ACR had held the claim for less than a year before its confiscation.
The Zimbabwean government has never given a formal reason for the seizure of ACR’s diamond claim in eastern Zimbabwe.

ACR once attempted to work with all elements of the government in order to agree a joint venture with the Zimbabwe government or parties nominated by them but that didn’t bear any fruit.

Last week, Zimbabwe High Court confirmed African Consolidated Resources plc’s right of title to claims on the Chiadzwa diamond field.
However, Zimbabwe Minister of Mines, Obert Mpofu, who is from President Robert Mugabe’s ZANU-PF party said the government had lodged an appeal against the High Court ruling to handover Chiadzwa Diamond Fields to ACR.

“We have appealed against that judgment, that is what the Attorney General has been working on. That is the government position,” Mpofu said.
In a statement following its court victory last week, ACR said it was committed to “dialogue with the Zimbabwe government”, in what the market saw as an olive branch suggesting the UK firm could be willing to partner the government in extracting the Chiadzwa.

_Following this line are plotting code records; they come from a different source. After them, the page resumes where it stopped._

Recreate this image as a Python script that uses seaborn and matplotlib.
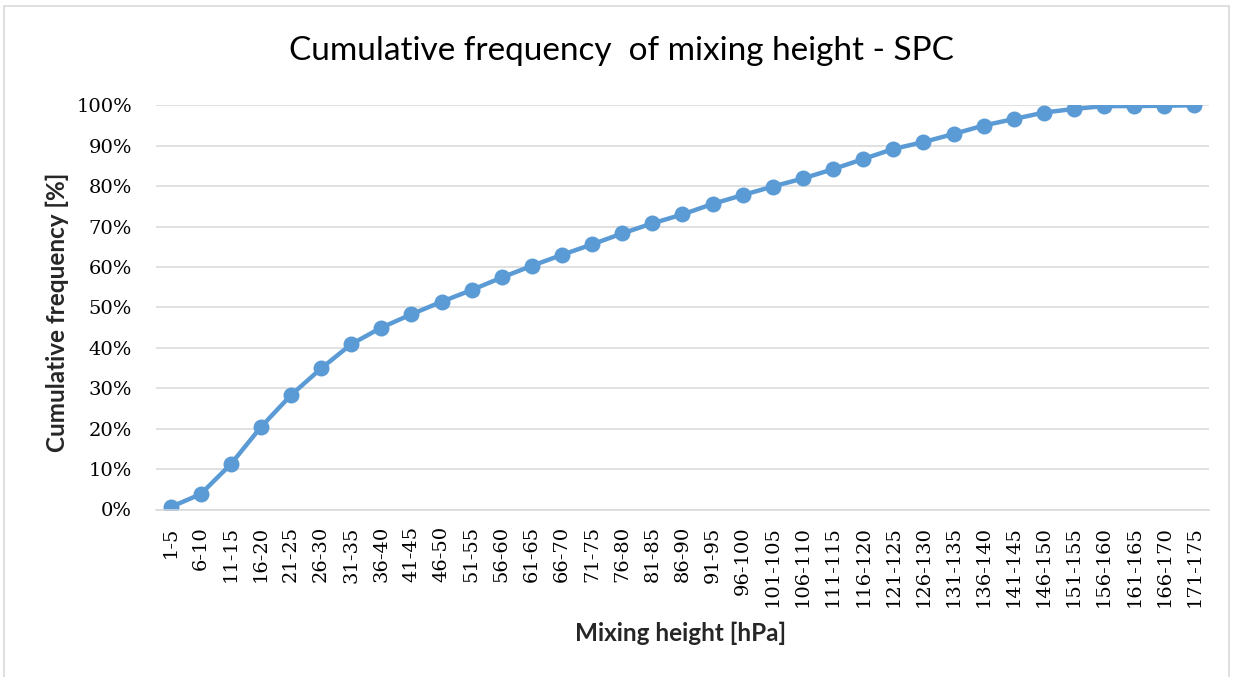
import numpy as np
import pandas as pd
import matplotlib
matplotlib.use("Agg")
import matplotlib.pyplot as plt
from matplotlib.patches import Rectangle
from matplotlib.ticker import PercentFormatter, MultipleLocator
import seaborn as sns

# Mixing-height classes [hPa]
classes = [
    "1-5", "6-10", "11-15", "16-20", "21-25", "26-30", "31-35", "36-40",
    "41-45", "46-50", "51-55", "56-60", "61-65", "66-70", "71-75", "76-80",
    "81-85", "86-90", "91-95", "96-100", "101-105", "106-110", "111-115",
    "116-120", "121-125", "126-130", "131-135", "136-140", "141-145",
    "146-150", "151-155", "156-160", "161-165", "166-170", "171-175",
]

# Cumulative frequency [%] for each class
cum_freq = [
    0.6, 3.8, 11.2, 20.4, 28.3, 34.9, 40.9, 45.0, 48.3, 51.4, 54.3, 57.4,
    60.3, 63.0, 65.6, 68.3, 70.8, 73.0, 75.6, 77.8, 79.9, 81.9, 84.2, 86.7,
    89.2, 90.9, 92.9, 95.0, 96.6, 98.2, 99.1, 99.8, 99.8, 99.9, 100.0,
]

df = pd.DataFrame({"pos": np.arange(len(classes)), "cls": classes, "freq": cum_freq})

sns.set_theme(style="white")
plt.rcParams["font.family"] = ["Lato", "DejaVu Sans"]

W, H = 1241, 677
fig = plt.figure(figsize=(W / 100, H / 100), dpi=100)
ax = fig.add_axes([155.5 / W, 1 - 509.5 / H, (1209.5 - 155.5) / W, (509.5 - 105.3) / H])

line_color = "#5B9BD5"
sns.lineplot(data=df, x="pos", y="freq", ax=ax, color=line_color, linewidth=3.2,
             marker="o", markersize=11.5, markeredgewidth=0, markeredgecolor=line_color)

tick_font = {"family": ["DejaVu Serif"], "size": 14}

ax.set_xlim(-0.5, len(classes) - 0.5)
ax.set_ylim(0, 100)
ax.yaxis.set_major_locator(MultipleLocator(10))
ax.yaxis.set_major_formatter(PercentFormatter(decimals=0))
ax.set_xticks(df["pos"])
ax.set_xticklabels(classes, rotation=90, fontdict=tick_font, color="#000000")
for lbl in ax.get_yticklabels():
    lbl.set_fontfamily(tick_font["family"])
    lbl.set_fontsize(tick_font["size"])
ax.tick_params(axis="y", colors="#000000", length=0, pad=17)
ax.tick_params(axis="x", length=0, pad=12)

ax.grid(axis="y", color="#D9D9D9", linewidth=1.1)
ax.grid(axis="x", visible=False)
ax.set_axisbelow(True)
for side in ["top", "right", "left"]:
    ax.spines[side].set_visible(False)
ax.spines["bottom"].set_color("#D9D9D9")
ax.spines["bottom"].set_linewidth(1.1)

ax.set_xlabel("Mixing height [hPa]", fontsize=17.5, fontweight="bold")
ax.set_ylabel("Cumulative frequency [%]", fontsize=17.5, fontweight="bold")
ax.xaxis.label.set_va("center")
ax.yaxis.label.set_va("center")
ax.xaxis.set_label_coords((681 - 155.5) / 1054, -(633 - 509.5) / 404.2)
ax.yaxis.set_label_coords(-(155.5 - 57) / 1054, (509.5 - 312) / 404.2)

fig.text(621 / W, 1 - 51 / H, "Cumulative frequency  of mixing height - SPC",
         ha="center", va="center", fontsize=24, fontweight="normal", color="#000000")

# Light frame around the chart area
fig.patches.append(Rectangle((3.5 / W, -0.01), (1229 - 3.5) / W, 1 - 5.5 / H + 0.01,
                             transform=fig.transFigure, fill=False,
                             edgecolor="#D9D9D9", linewidth=1.2))

fig.savefig("out.png", dpi=100, facecolor="white")
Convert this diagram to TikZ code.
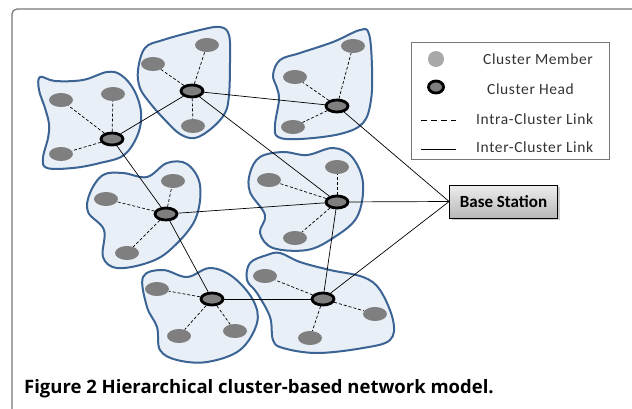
\documentclass[tikz,border=0pt]{standalone}
\usepackage{fontspec}
\setmainfont{Carlito}
\newfontfamily\capfont{Open Sans}
\usetikzlibrary{shapes.geometric,shadows}
\definecolor{blobfill}{HTML}{E9EFF7}
\definecolor{blobdraw}{HTML}{3B6494}
\definecolor{memfill}{HTML}{7F7F7F}
\definecolor{legmem}{HTML}{A8A8A8}
\definecolor{framecol}{HTML}{777777}
\tikzset{
  blob/.style={draw=blobdraw, fill=blobfill, line width=2pt},
  member/.style={ellipse, fill=memfill, minimum width=24pt, minimum height=14pt, inner sep=0pt},
  head/.style={ellipse, draw=black, fill=memfill, line width=2.8pt, minimum width=22pt, minimum height=12pt, inner sep=0pt},
  intra/.style={dash pattern=on 3pt off 2pt, line width=0.7pt},
  inter/.style={line width=0.7pt},
  legtext/.style={anchor=west, font=\fontsize{15.5}{17}\selectfont\addfontfeatures{LetterSpace=4}, text=black!80, inner sep=0pt},
}
\begin{document}
\begin{tikzpicture}[x=1pt,y=-1pt]
\useasboundingbox (0,0) rectangle (632,408);
% frame
\draw[framecol, line width=1.2pt, rounded corners=5pt] (12,412) -- (12,9) -- (636,9);
% blobs
\draw[blob] plot[smooth cycle, tension=0.6] coordinates {(40,77) (55,81) (83,80) (107,72) (121,75) (134,90) (141,112) (138,134) (124,155) (100,163) (73,168) (47,168) (43,158) (48,138) (49,124) (45,108) (39,90)};
\draw[blob] plot[smooth cycle, tension=0.6] coordinates {(138,70) (145,48) (163,40) (200,30) (220,27) (229,35) (230,62) (229,95) (225,113) (212,128) (195,138) (180,134) (165,120) (150,103) (140,88)};
\draw[blob] plot[smooth cycle, tension=0.6] coordinates {(273,75) (280,60) (300,53) (333,42) (360,30) (369,34) (372,67) (371,100) (363,123) (340,134) (300,139) (278,137) (275,125) (279,100) (277,88)};
\draw[blob] plot[smooth cycle, tension=0.6] coordinates {(103,175) (123,173) (147,177) (167,163) (187,164) (200,185) (195,220) (170,250) (147,263) (117,268) (103,257) (104,230) (88,212) (90,193)};
\draw[blob] plot[smooth cycle, tension=0.6] coordinates {(260,157) (283,152) (307,155) (333,148) (352,157) (363,183) (357,217) (333,238) (307,250) (273,248) (260,233) (265,215) (250,192) (250,173)};
\draw[blob] plot[smooth cycle, tension=0.6] coordinates {(143,277) (163,270) (187,277) (210,268) (233,277) (253,300) (257,323) (240,350) (207,362) (177,360) (160,350) (157,327) (147,307)};
\draw[blob] plot[smooth cycle, tension=0.6] coordinates {(247,280) (250,263) (267,255) (280,253) (300,262) (330,270) (363,277) (380,290) (393,320) (390,340) (363,348) (317,353) (283,348) (273,340) (270,317) (257,293)};
% cluster heads
\node[head] (h1) at (112,139) {};
\node[head] (h2) at (192,91) {};
\node[head] (h3) at (337,106) {};
\node[head] (h4) at (166,214) {};
\node[head] (h5) at (337,202) {};
\node[head] (h6) at (212,299) {};
\node[head] (h7) at (323,299) {};
% members
\node[member] (m11) at (61,100) {};
\node[member] (m12) at (113,94) {};
\node[member] (m13) at (61,154) {};
\node[member] (m21) at (153,64) {};
\node[member] (m22) at (207,45) {};
\node[member] (m23) at (193,126) {};
\node[member] (m31) at (295,77) {};
\node[member] (m32) at (293,127) {};
\node[member] (m33) at (353,46) {};
\node[member] (m41) at (106,199) {};
\node[member] (m42) at (173,181) {};
\node[member] (m43) at (127,253) {};
\node[member] (m51) at (269,180) {};
\node[member] (m52) at (337,167) {};
\node[member] (m53) at (295,238) {};
\node[member] (m61) at (157,289) {};
\node[member] (m62) at (179,336) {};
\node[member] (m63) at (235,331) {};
\node[member] (m71) at (265,276) {};
\node[member] (m72) at (310,338) {};
\node[member] (m73) at (375,314) {};
% intra links
\foreach \h/\m in {h1/m11,h1/m12,h1/m13,h2/m21,h2/m22,h2/m23,h3/m31,h3/m32,h3/m33,h4/m41,h4/m42,h4/m43,h5/m51,h5/m52,h5/m53,h6/m61,h6/m62,h6/m63,h7/m71,h7/m72,h7/m73}
  \draw[intra] (\h) -- (\m);
% base station
\node[draw=black, line width=0.8pt, top color=white!93!black, bottom color=white!72!black, drop shadow={shadow xshift=2pt, shadow yshift=-2pt, opacity=0.4}, minimum width=108pt, minimum height=33pt, font=\bfseries\fontsize{17}{19}\selectfont] (bs) at (503.5,201.5) {Base Station};
% inter links
\draw[inter] (h1) -- (h2);
\draw[inter] (h2) -- (h3);
\draw[inter] (h2) -- (h5);
\draw[inter] (h1) -- (h4);
\draw[inter] (h4) -- (h6);
\draw[inter] (h4) -- (h5);
\draw[inter] (h5) -- (h7);
\draw[inter] (h6) -- (h7);
\draw[inter] (h3) -- (bs.west);
\draw[inter] (h5) -- (bs.west);
\draw[inter] (h7) -- (bs.west);
% legend
\node[draw=framecol, line width=0.9pt, minimum width=198pt, minimum height=117pt, inner sep=0pt] (legend) at (510,100.5) {};
\node[circle, fill=legmem, minimum size=16pt, inner sep=0pt] (lm) at (436,59) {};
\node[ellipse, draw=black, fill=memfill, line width=2.8pt, minimum width=15pt, minimum height=12pt, inner sep=0pt] (lh) at (436,87) {};
\coordinate (la) at (421,120);
\coordinate (lb) at (456,120);
\coordinate (lc) at (421,149);
\coordinate (ld) at (456,149);
\draw[intra, dash pattern=on 6pt off 4pt] (la) -- (lb);
\draw[inter] (lc) -- (ld);
\node[legtext] (t1) at (483,59) {Cluster Member};
\node[legtext] (t2) at (487,89) {Cluster Head};
\node[legtext] (t3) at (476,119) {Intra-Cluster Link};
\node[legtext] (t4) at (476,147) {Inter-Cluster Link};
% caption
\node[anchor=west, inner sep=0pt, font=\capfont\bfseries\fontsize{18.5}{22}\selectfont] (cap) at (24,389) {Figure 2 Hierarchical cluster-based network model.};
\end{tikzpicture}
\end{document}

At least 200 people, mainly illegal miners, have been killed by Zimbabwean security forces in Chiadzwa, New York-based Human Rights Watch said in a report June 26.

Zimbabwe’s military used the “forced labour of children and adults, and are torturing and beating local villagers on the diamond fields,” Human Rights Watch said in a report, adding that “some” income from the sale of diamonds was going to senior members of President Mugabe’s ZANU PF party.
The Kimberley Process (KP) a diamond industry self-regulating body, visited Chiadzwa twice this year. KP recommended that Zimbabwe should refrain from selling diamonds for six months or until minimum standards are met in Chiadzwa.

UK-based African Consolidated is listed on the London Stock Exchange’s AIM market.